Where: Beijing, China
May 27, 2008 at 11:15 AM | by femmefatale | 0 Comments

Our own femme fatale, Monica Guy, has the pre-Olympics buzz from Beijing for us this week.

"Badaling Expressway" officially refers to the new highway linking Beijing and the Great Wall's most popular spot. But it could easily be used to describe that section of the wall itself. Previously the site of a wall separating deserted wilderness from more deserted wilderness, it's now an ants' nest of photo-snapping tourists and Chinese kiss-me-quick hawkers.

Why is Badaling so popular? Richard Nixon left his footprint here in 1972 and millions of Americans (and Japanese, Europeans, Australians and the rest) have followed suit. We guess because it's the easiest way of scratching the Great Wall itch--just 43 miles north of Beijing and served by a horde of tourist buses--it's the obligatory day-trip from the capital.
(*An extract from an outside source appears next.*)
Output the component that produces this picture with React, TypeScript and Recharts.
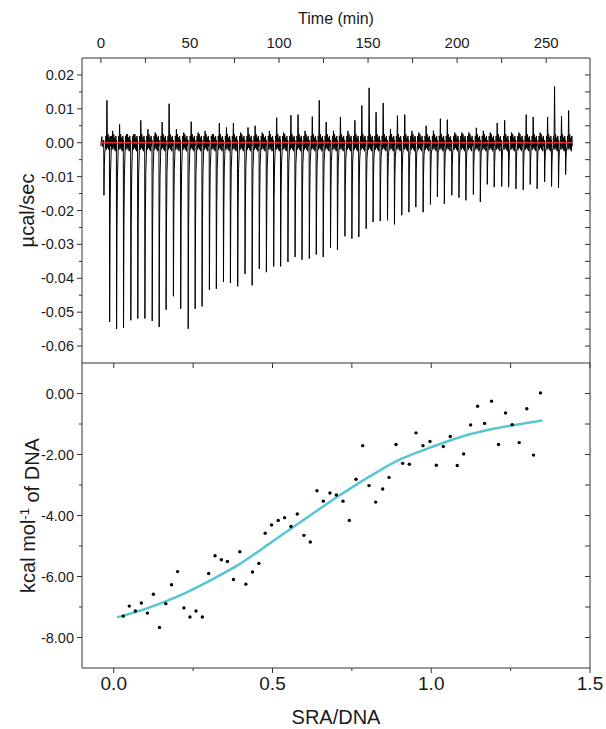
import React from "react";
import {
  ComposedChart,
  LineChart,
  Line,
  Scatter,
  XAxis,
  YAxis,
  Label,
} from "recharts";

// raw ITC thermogram: injection times (min), peak minima and noise spikes (µcal/sec)
const INJ_TIME = [
  1.6, 4.8, 8.7, 12.6, 16.7, 20.6, 24.6, 28.7, 32.6, 36.5, 40.6, 44.7, 48.9,
  52.8, 56.7, 60.8, 64.7, 68.7, 72.6, 76.7, 80.8, 84.8, 88.8, 92.8, 96.9,
  100.8, 104.9, 108.9, 112.8, 116.9, 120.8, 124.7, 128.8, 132.7, 136.9, 140.8,
  144.7, 148.8, 152.7, 156.7, 160.8, 164.7, 168.8, 172.8, 176.7, 180.8, 184.9,
  188.8, 192.7, 196.9, 200.9, 204.8, 209.0, 212.9, 216.8, 220.7, 224.9, 228.8,
  232.9, 237.0, 240.9, 244.8, 249.0, 252.9, 256.8, 260.8,
];
const PEAK_MIN = [
  -0.0155, -0.0529, -0.0549, -0.0546, -0.0524, -0.0519, -0.0519, -0.0526,
  -0.0544, -0.0493, -0.0453, -0.049, -0.0549, -0.049, -0.0483, -0.0434,
  -0.0431, -0.0411, -0.0414, -0.0424, -0.0387, -0.0421, -0.0372, -0.0382,
  -0.0365, -0.0365, -0.0352, -0.0337, -0.0345, -0.0342, -0.033, -0.0337,
  -0.031, -0.0316, -0.0276, -0.0283, -0.0278, -0.0254, -0.0234, -0.0231,
  -0.0229, -0.0241, -0.0214, -0.0205, -0.019, -0.0205, -0.0182, -0.016,
  -0.018, -0.0155, -0.0162, -0.017, -0.0153, -0.0175, -0.0123, -0.0131,
  -0.0129, -0.0131, -0.0136, -0.0139, -0.0123, -0.0136, -0.0116, -0.0129,
  -0.0133, -0.0094,
];
const PEAK_MAX = [
  0.0125, 0.0035, 0.0054, 0.0025, 0.0025, 0.0066, 0.004, 0.003, 0.0061,
  0.0115, 0.004, 0.003, 0.0062, 0.003, 0.0035, 0.0025, 0.0058, 0.0045, 0.0058,
  0.003, 0.0045, 0.005, 0.003, 0.0035, 0.0074, 0.003, 0.0081, 0.0083, 0.0035,
  0.0077, 0.0125, 0.0061, 0.0035, 0.0076, 0.0035, 0.0066, 0.011, 0.0162,
  0.009, 0.0117, 0.004, 0.008, 0.0083, 0.0035, 0.003, 0.005, 0.0035, 0.0071,
  0.0068, 0.003, 0.003, 0.003, 0.0044, 0.0035, 0.003, 0.0058, 0.0066, 0.003,
  0.003, 0.0083, 0.0076, 0.003, 0.0076, 0.0166, 0.0078, 0.0095,
];
const BASELINE_TIME = [0, 264.5];

// integrated heats per injection
const RATIO = [
  0.03, 0.049, 0.068, 0.087, 0.106, 0.125, 0.144, 0.164, 0.182, 0.201, 0.221,
  0.24, 0.259, 0.279, 0.299, 0.319, 0.339, 0.358, 0.377, 0.397, 0.416, 0.437,
  0.457, 0.477, 0.497, 0.518, 0.538, 0.558, 0.578, 0.599, 0.619, 0.64, 0.66,
  0.681, 0.701, 0.722, 0.742, 0.763, 0.784, 0.804, 0.825, 0.847, 0.867, 0.889,
  0.91, 0.931, 0.952, 0.974, 0.996, 1.016, 1.038, 1.06, 1.082, 1.102, 1.124,
  1.146, 1.168, 1.19, 1.212, 1.234, 1.255, 1.277, 1.301, 1.322, 1.344,
];
const HEAT = [
  -7.3, -6.97, -7.13, -6.87, -7.2, -6.58, -7.67, -6.89, -6.27, -5.84, -7.03,
  -7.33, -7.13, -7.33, -5.9, -5.32, -5.45, -5.51, -6.1, -5.19, -6.25, -5.85,
  -5.57, -4.58, -4.31, -4.16, -4.07, -4.36, -3.95, -4.65, -4.87, -3.19, -3.53,
  -3.26, -3.33, -3.53, -4.16, -2.81, -1.71, -3.02, -3.56, -3.13, -2.75, -1.67,
  -2.29, -2.32, -1.29, -1.71, -1.57, -2.35, -1.74, -1.41, -2.36, -1.98, -1.03,
  -0.42, -0.98, -0.25, -1.67, -0.64, -1.02, -1.61, -0.5, -2.02, 0.02,
];

// fitted binding curve
const FIT_RATIO = [0.01, 0.1, 0.2, 0.3, 0.4, 0.5, 0.6, 0.7, 0.8, 0.9, 1.0, 1.1, 1.2, 1.3, 1.35];
const FIT_HEAT = [-7.34, -7.06, -6.66, -6.15, -5.57, -4.85, -4.13, -3.42, -2.76, -2.17, -1.76, -1.4, -1.15, -0.97, -0.89];

// ticks
const TIME_TICKS = [0, 25, 50, 75, 100, 125, 150, 175, 200, 225, 250];
const RATE_TICKS = [
  -0.06, -0.055, -0.05, -0.045, -0.04, -0.035, -0.03, -0.025, -0.02, -0.015,
  -0.01, -0.005, 0, 0.005, 0.01, 0.015, 0.02,
];
const RATIO_TICKS = [0, 0.25, 0.5, 0.75, 1, 1.25, 1.5];
const HEAT_TICKS = [-8, -7, -6, -5, -4, -3, -2, -1, 0];

const AXIS = "#333";
const TEXT = "#1a1a1a";
const FONT = "'Liberation Sans', Arial, sans-serif";

// one injection peak: sharp dip, fast recovery, then baseline noise
function peakPoints(t: number, lo: number, hi: number) {
  return [
    { t: t, v: 0.0008 },
    { t: t + 0.12, v: lo },
    { t: t + 0.35, v: lo * 0.45 },
    { t: t + 0.6, v: lo * 0.18 },
    { t: t + 0.9, v: lo * 0.06 - 0.001 },
    { t: t + 1.2, v: 0.002 },
    { t: t + 1.5, v: -0.002 },
    { t: t + 1.8, v: hi },
    { t: t + 2.1, v: -0.0015 },
    { t: t + 2.4, v: 0.0025 },
    { t: t + 2.7, v: -0.002 },
    { t: t + 3.0, v: 0.0015 },
    { t: t + 3.3, v: -0.0025 },
    { t: t + 3.6, v: 0.002 },
    { t: t + 3.85, v: -0.001 },
  ];
}

const trace = [
  { t: 0, v: -0.001 },
  { t: 0.5, v: 0.0018 },
  { t: 1.0, v: -0.0012 },
  ...INJ_TIME.flatMap((t, i) => peakPoints(t, PEAK_MIN[i], PEAK_MAX[i])),
];
const baseline = BASELINE_TIME.map((t) => ({ t, v: 0 }));
const heats = RATIO.map((x, i) => ({ x, y: HEAT[i] }));
const fit = FIT_RATIO.map((x, i) => ({ x, y: FIT_HEAT[i] }));

const near = (a: number, b: number) => Math.abs(a - b) < 1e-6;

const tickLeft = (isMajor: (v: number) => boolean, fmt: (v: number) => string, size: number) =>
  (p: any) => {
    const major = isMajor(p.payload.value);
    return (
      <g>
        <line x1={p.x - (major ? 5 : 3)} x2={p.x} y1={p.y} y2={p.y} stroke={AXIS} />
        {major && (
          <text x={p.x - 8} y={p.y} dy="0.35em" textAnchor="end" fontSize={size} fill={TEXT} fontFamily={FONT}>
            {fmt(p.payload.value)}
          </text>
        )}
      </g>
    );
  };

const tickRight = (isMajor: (v: number) => boolean) => (p: any) => (
  <line x1={p.x} x2={p.x - (isMajor(p.payload.value) ? 5 : 3)} y1={p.y} y2={p.y} stroke={AXIS} />
);

const tickTop = (isMajor: (v: number) => boolean, size: number) => (p: any) => {
  const major = isMajor(p.payload.value);
  return (
    <g>
      <line x1={p.x} x2={p.x} y1={p.y} y2={p.y + 5} stroke={AXIS} />
      {major && size > 0 && (
        <text x={p.x} y={p.y - 10} textAnchor="middle" fontSize={size} fill={TEXT} fontFamily={FONT}>
          {p.payload.value}
        </text>
      )}
    </g>
  );
};

const tickBottom = (isMajor: (v: number) => boolean, size: number) => (p: any) => {
  const major = isMajor(p.payload.value);
  return (
    <g>
      <line x1={p.x} x2={p.x} y1={p.y} y2={p.y + (major ? 5 : 3)} stroke={AXIS} />
      {major && (
        <text x={p.x} y={p.y + 22} textAnchor="middle" fontSize={size} fill={TEXT} fontFamily={FONT}>
          {p.payload.value.toFixed(1)}
        </text>
      )}
    </g>
  );
};

const rateMajor = (v: number) => near(v * 100, Math.round(v * 100));
const timeMajor = (v: number) => v % 50 === 0;
const ratioMajor = (v: number) => near(v * 2, Math.round(v * 2));
const heatMajor = (v: number) => v % 2 === 0;

export default function App() {
  return (
    <div style={{ position: "absolute", left: 0, top: 0, width: 606, height: 729, background: "#fff" }}>
      <div style={{ position: "absolute", left: 0, top: 0 }}>
        <LineChart width={606} height={373} data={trace} margin={{ top: 0, right: 15, bottom: 10, left: 0 }}>
          <XAxis
            dataKey="t"
            type="number"
            orientation="top"
            domain={[-10.6, 274.6]}
            ticks={TIME_TICKS}
            interval={0}
            height={58}
            allowDataOverflow
            tickSize={0}
            tickMargin={0}
            tickLine={false}
            axisLine={{ stroke: AXIS }}
            tick={tickTop(timeMajor, 15)}
          >
            <Label
              content={(props: any) => {
                const vb = props.viewBox;
                return (
                  <text x={vb.x + vb.width / 2} y={18} dy="0.35em" textAnchor="middle" fontSize={16} fill={TEXT} fontFamily={FONT}>
                    Time (min)
                  </text>
                );
              }}
            />
          </XAxis>
          <YAxis
            type="number"
            domain={[-0.065, 0.025]}
            ticks={RATE_TICKS}
            interval={0}
            width={82}
            allowDataOverflow
            tickSize={0}
            tickMargin={0}
            tickLine={false}
            axisLine={{ stroke: AXIS }}
            tick={tickLeft(rateMajor, (v) => v.toFixed(2), 14.5)}
          >
            <Label
              content={(props: any) => {
                const vb = props.viewBox;
                const cx = vb.x + 27;
                const cy = vb.y + vb.height / 2;
                return (
                  <text x={cx} y={cy} dy="0.35em" transform={`rotate(-90 ${cx} ${cy})`} textAnchor="middle" fontSize={20} fill={TEXT} fontFamily={FONT}>
                    µcal/sec
                  </text>
                );
              }}
            />
          </YAxis>
          <YAxis
            yAxisId="right"
            orientation="right"
            type="number"
            domain={[-0.065, 0.025]}
            ticks={RATE_TICKS}
            interval={0}
            width={1}
            allowDataOverflow
            tickSize={0}
            tickMargin={0}
            tickLine={false}
            axisLine={{ stroke: AXIS }}
            tick={tickRight(() => true)}
          />
          <Line
            dataKey="v"
            type="linear"
            stroke="#000"
            strokeWidth={1}
            dot={false}
            isAnimationActive={false}
          />
          <Line
            data={baseline}
            dataKey="v"
            type="linear"
            stroke="#e8302c"
            strokeWidth={1.5}
            dot={false}
            isAnimationActive={false}
          />
          <Line
            data={baseline}
            yAxisId="right"
            dataKey="v"
            stroke="none"
            dot={false}
            isAnimationActive={false}
          />
        </LineChart>
      </div>
      <div style={{ position: "absolute", left: 0, top: 353 }}>
        <ComposedChart width={606} height={376} margin={{ top: 9, right: 15, bottom: 0, left: 0 }}>
          <XAxis
            dataKey="x"
            type="number"
            domain={[-0.1, 1.5]}
            ticks={RATIO_TICKS}
            interval={0}
            height={61}
            allowDataOverflow
            tickSize={0}
            tickMargin={0}
            tickLine={false}
            axisLine={{ stroke: AXIS }}
            tick={tickBottom(ratioMajor, 19)}
          >
            <Label
              content={(props: any) => {
                const vb = props.viewBox;
                return (
                  <text x={vb.x + vb.width / 2} y={vb.y + 49} dy="0.35em" textAnchor="middle" fontSize={20} fill={TEXT} fontFamily={FONT}>
                    SRA/DNA
                  </text>
                );
              }}
            />
          </XAxis>
          <XAxis
            xAxisId="top"
            dataKey="x"
            orientation="top"
            type="number"
            domain={[-0.1, 1.5]}
            ticks={RATIO_TICKS}
            interval={0}
            height={1}
            allowDataOverflow
            tickSize={0}
            tickMargin={0}
            tickLine={false}
            axisLine={{ stroke: AXIS }}
            tick={tickTop(() => true, 0)}
          />
          <YAxis
            type="number"
            domain={[-9, 1]}
            ticks={HEAT_TICKS}
            interval={0}
            width={82}
            allowDataOverflow
            tickSize={0}
            tickMargin={0}
            tickLine={false}
            axisLine={{ stroke: AXIS }}
            tick={tickLeft(heatMajor, (v) => v.toFixed(2), 14.5)}
          >
            <Label
              content={(props: any) => {
                const vb = props.viewBox;
                const cx = vb.x + 28;
                const cy = vb.y + vb.height / 2;
                return (
                  <text x={cx} y={cy} dy="0.35em" transform={`rotate(-90 ${cx} ${cy})`} textAnchor="middle" fontSize={20} fill={TEXT} fontFamily={FONT}>
                    kcal mol
                    <tspan dy="-0.5em" fontSize={13}>-1</tspan>
                    <tspan dy="0.5em"> of DNA</tspan>
                  </text>
                );
              }}
            />
          </YAxis>
          <YAxis
            yAxisId="right"
            orientation="right"
            type="number"
            domain={[-9, 1]}
            ticks={HEAT_TICKS}
            interval={0}
            width={1}
            allowDataOverflow
            tickSize={0}
            tickMargin={0}
            tickLine={false}
            axisLine={{ stroke: AXIS }}
            tick={tickRight(() => true)}
          />
          <Scatter
            data={heats}
            dataKey="y"
            fill="#000"
            isAnimationActive={false}
            shape={(p: any) => <circle cx={p.cx} cy={p.cy} r={1.7} fill="#000" />}
          />
          <Line
            data={fit}
            dataKey="y"
            type="monotone"
            stroke="#58c6d2"
            strokeWidth={2.5}
            dot={false}
            isAnimationActive={false}
          />
          <Line
            data={fit}
            xAxisId="top"
            yAxisId="right"
            dataKey="y"
            stroke="none"
            dot={false}
            isAnimationActive={false}
          />
        </ComposedChart>
      </div>
    </div>
  );
}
Badaling is the Great Wall for Dummies, the easy way to earn another tick on your things-to-do-before-I-die list. It costs a whopping (for China) 40 yuan ($6) just to see the thing, which tells you something. There's a cable car (another 50 yuan, or $7.20) if you can't be bothered to walk up, and there's a rollercoaster slide if you can't be bothered to walk down.